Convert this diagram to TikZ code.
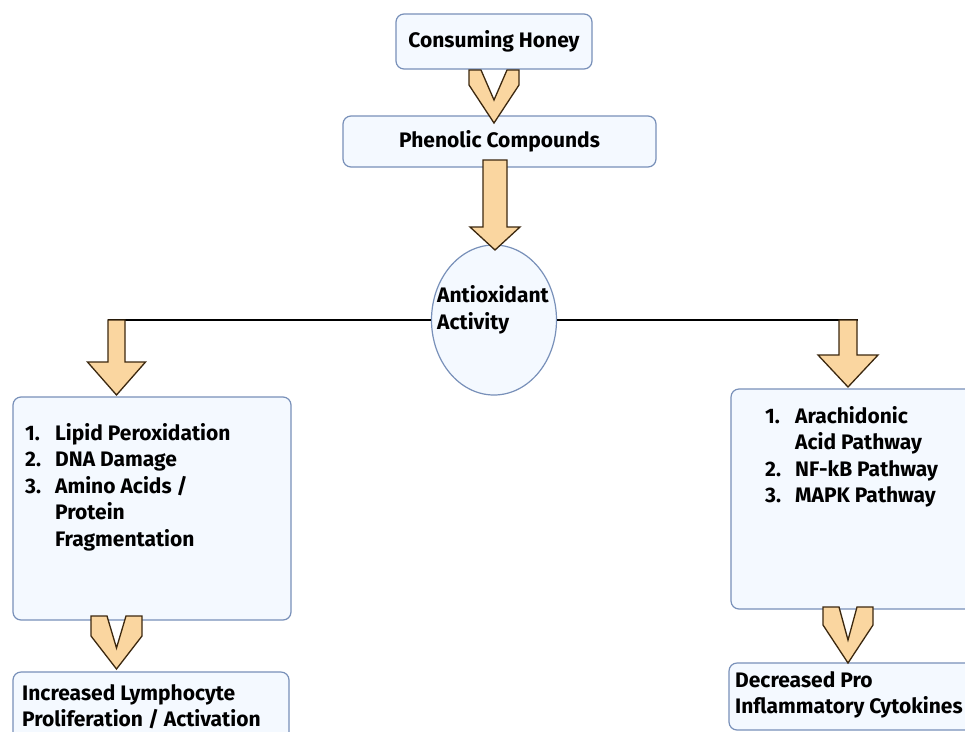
\documentclass[tikz,border=0pt]{standalone}
\usepackage{fontspec}
\setmainfont{Fira Sans}
\usetikzlibrary{shapes.geometric}
\definecolor{boxfill}{RGB}{244,249,255}
\definecolor{boxborder}{RGB}{120,144,185}
\definecolor{arrowfill}{RGB}{250,214,160}
\definecolor{arrowborder}{RGB}{60,40,15}
\newcommand\blkarrow[6]{%
  \draw[arr] (#1-#3,#2) -- (#1+#3,#2) -- (#1+#3,#4) -- (#1+#5,#4) -- (#1,#6) -- (#1-#5,#4) -- (#1-#3,#4) -- cycle;}
\newcommand\chevr[7]{%
  \draw[arr] (#1-#3,#2) -- (#1-#3+#4,#2) -- (#1,#5) -- (#1+#3-#4,#2) -- (#1+#3,#2) -- (#1+#3,#6) -- (#1,#7) -- (#1-#3,#6) -- cycle;}
\begin{document}
\begin{tikzpicture}[x=1pt,y=-1pt,
  box/.style={draw=boxborder, fill=boxfill, rounded corners=8pt, line width=1.2pt, inner sep=0pt},
  arr/.style={draw=arrowborder, fill=arrowfill, line width=1.3pt, line join=miter},
  fnt/.style={font=\fontsize{21}{26.5}\selectfont\bfseries},
  txt/.style={fnt, inner sep=0pt, anchor=base west}
]
\clip (0,0) rectangle (965,731);
\useasboundingbox (0,0) rectangle (965,731);
\fill[white] (0,0) rectangle (965,731);

% boxes
\node[box, fnt, minimum width=196pt, minimum height=55pt] (honey) at (494,41.5) {Consuming Honey};
\node[box, fnt, minimum width=313pt, minimum height=51pt] (phen) at (499.5,141.5) {Phenolic Compounds};
\node[draw=boxborder, fill=boxfill, line width=1.2pt, ellipse, minimum width=125pt, minimum height=150pt] (aa) at (494,320) {};
\node[fnt, align=left, inner sep=0pt] (aatext) at (493,310) {Antioxidant\\Activity};

\node[box, minimum width=278pt, minimum height=223pt] (lbox) at (152,508.5) {};
\node[txt] (ltext) at (25,440) {\begin{tabular}[t]{@{}p{30pt}@{}l@{}}1.&Lipid Peroxidation\\2.&DNA Damage\\3.&Amino Acids /\\&Protein\\&Fragmentation\end{tabular}};

\node[box, minimum width=276pt, minimum height=90pt] (lbot) at (151,717) {};
\node[txt] (lbottext) at (22,700) {\begin{tabular}[t]{@{}l@{}}Increased Lymphocyte\\Proliferation / Activation\end{tabular}};

\node[box, minimum width=269pt, minimum height=220pt] (rbox) at (865.5,499) {};
\node[txt] (rtext) at (765,423) {\begin{tabular}[t]{@{}p{30pt}@{}l@{}}1.&Arachidonic\\&Acid Pathway\\2.&NF-kB Pathway\\3.&MAPK Pathway\end{tabular}};

\node[box, minimum width=271pt, minimum height=67pt] (rbot) at (864.5,696.5) {};
\node[txt] (rbottext) at (735,687) {\begin{tabular}[t]{@{}l@{}}Decreased Pro\\Inflammatory Cytokines\end{tabular}};

% connector lines
\coordinate (L) at (108,320);
\coordinate (R) at (858,320);
\draw[line width=1.6pt] (aa.west) -- (L);
\draw[line width=1.6pt] (aa.east) -- (R);

% arrows
\chevr{494}{70}{25}{12}{100}{85}{123}
\blkarrow{495}{160}{12}{227}{25}{250}
\blkarrow{116.5}{320}{8.5}{362}{29}{395}
\blkarrow{848}{320}{9}{355}{30}{387}
\chevr{116.5}{616}{25.5}{16}{648}{636}{669}
\chevr{848}{607}{25}{16}{640}{625}{663}
\end{tikzpicture}
\end{document}
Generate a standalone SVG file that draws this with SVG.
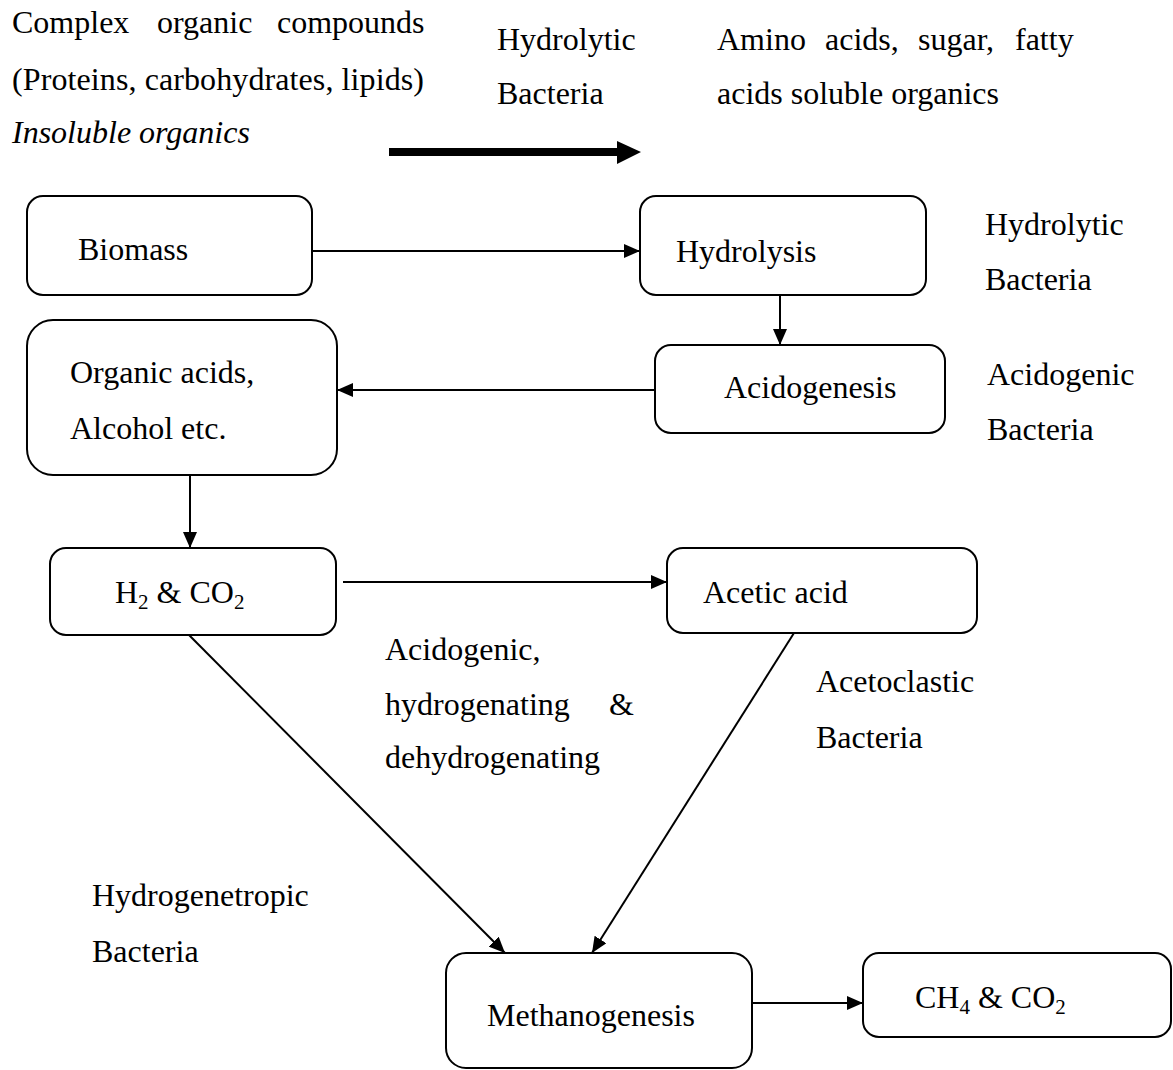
<svg xmlns="http://www.w3.org/2000/svg" width="1173" height="1070" viewBox="0 0 1173 1070">
<style>
text{font-family:"Liberation Serif","Times New Roman",serif;font-size:32px;fill:#000}
.it{font-style:italic}
.sub{font-size:21px}
.box{fill:#fff;stroke:#000;stroke-width:2}
.con{stroke:#000;stroke-width:2;fill:none}
</style>
<defs>
<marker id="ah" markerUnits="userSpaceOnUse" markerWidth="16" markerHeight="14" refX="16" refY="7" orient="auto">
<path d="M0,0 L16,7 L0,14 z" fill="#000"/>
</marker>
</defs>
<rect width="1173" height="1070" fill="#fff"/>

<g id="labels">
<text y="33"><tspan x="12">Complex</tspan><tspan x="157">organic</tspan><tspan x="277">compounds</tspan></text>
<text x="12" y="90" textLength="412" lengthAdjust="spacing">(Proteins, carbohydrates, lipids)</text>
<text x="12" y="143" class="it">Insoluble organics</text>
<text x="497" y="50">Hydrolytic</text>
<text x="497" y="104">Bacteria</text>
<text y="50"><tspan x="717">Amino</tspan><tspan x="825">acids,</tspan><tspan x="918">sugar,</tspan><tspan x="1015">fatty</tspan></text>
<text x="717" y="104">acids soluble organics</text>
<text x="985" y="235">Hydrolytic</text>
<text x="985" y="290">Bacteria</text>
<text x="987" y="385">Acidogenic</text>
<text x="987" y="440">Bacteria</text>
<text x="385" y="660">Acidogenic,</text>
<text y="715"><tspan x="385">hydrogenating</tspan><tspan x="609">&amp;</tspan></text>
<text x="385" y="768">dehydrogenating</text>
<text x="816" y="692">Acetoclastic</text>
<text x="816" y="748">Bacteria</text>
<text x="92" y="906">Hydrogenetropic</text>
<text x="92" y="962">Bacteria</text>
</g>

<g id="connectors">
<rect x="389" y="148" width="229" height="8" fill="#000"/>
<polygon points="617,141 641,152 617,164" fill="#000"/>
<line class="con" x1="312" y1="251" x2="640" y2="251" marker-end="url(#ah)"/>
<line class="con" x1="780" y1="295" x2="780" y2="345" marker-end="url(#ah)"/>
<line class="con" x1="655" y1="390" x2="337" y2="390" marker-end="url(#ah)"/>
<line class="con" x1="190" y1="475" x2="190" y2="548" marker-end="url(#ah)"/>
<line class="con" x1="343" y1="582" x2="667" y2="582" marker-end="url(#ah)"/>
<line class="con" x1="189" y1="635" x2="505" y2="953" marker-end="url(#ah)"/>
<line class="con" x1="794" y1="633" x2="592" y2="953" marker-end="url(#ah)"/>
<line class="con" x1="752" y1="1003" x2="863" y2="1003" marker-end="url(#ah)"/>
</g>

<g id="biomass">
<rect class="box" x="27" y="196" width="285" height="99" rx="16"/>
<text x="78" y="260">Biomass</text>
</g>
<g id="hydrolysis">
<rect class="box" x="640" y="196" width="286" height="99" rx="16"/>
<text x="676" y="262">Hydrolysis</text>
</g>
<g id="acidogenesis">
<rect class="box" x="655" y="345" width="290" height="88" rx="16"/>
<text x="724" y="398">Acidogenesis</text>
</g>
<g id="organic-acids">
<rect class="box" x="27" y="320" width="310" height="155" rx="26"/>
<text x="70" y="383">Organic acids,</text>
<text x="70" y="439">Alcohol etc.</text>
</g>
<g id="h2-co2">
<rect class="box" x="50" y="548" width="286" height="87" rx="16"/>
<text x="115" y="603">H<tspan class="sub" dy="6">2</tspan><tspan dy="-6"> &amp; CO</tspan><tspan class="sub" dy="6">2</tspan></text>
</g>
<g id="acetic-acid">
<rect class="box" x="667" y="548" width="310" height="85" rx="16"/>
<text x="703" y="603">Acetic acid</text>
</g>
<g id="methanogenesis">
<rect class="box" x="446" y="953" width="306" height="115" rx="20"/>
<text x="487" y="1026">Methanogenesis</text>
</g>
<g id="ch4-co2">
<rect class="box" x="863" y="953" width="308" height="84" rx="16"/>
<text x="915" y="1008">CH<tspan class="sub" dy="6">4</tspan><tspan dy="-6"> &amp; CO</tspan><tspan class="sub" dy="6">2</tspan></text>
</g>
</svg>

•••••

■ EXERCISE OBJECTIVE:
From the entries above, copy out every line where the string "this" appears.

■ SOLUTION TO THE PROBLEM:
Convert this diagram to TikZ code.
Generate a standalone SVG file that draws this with SVG.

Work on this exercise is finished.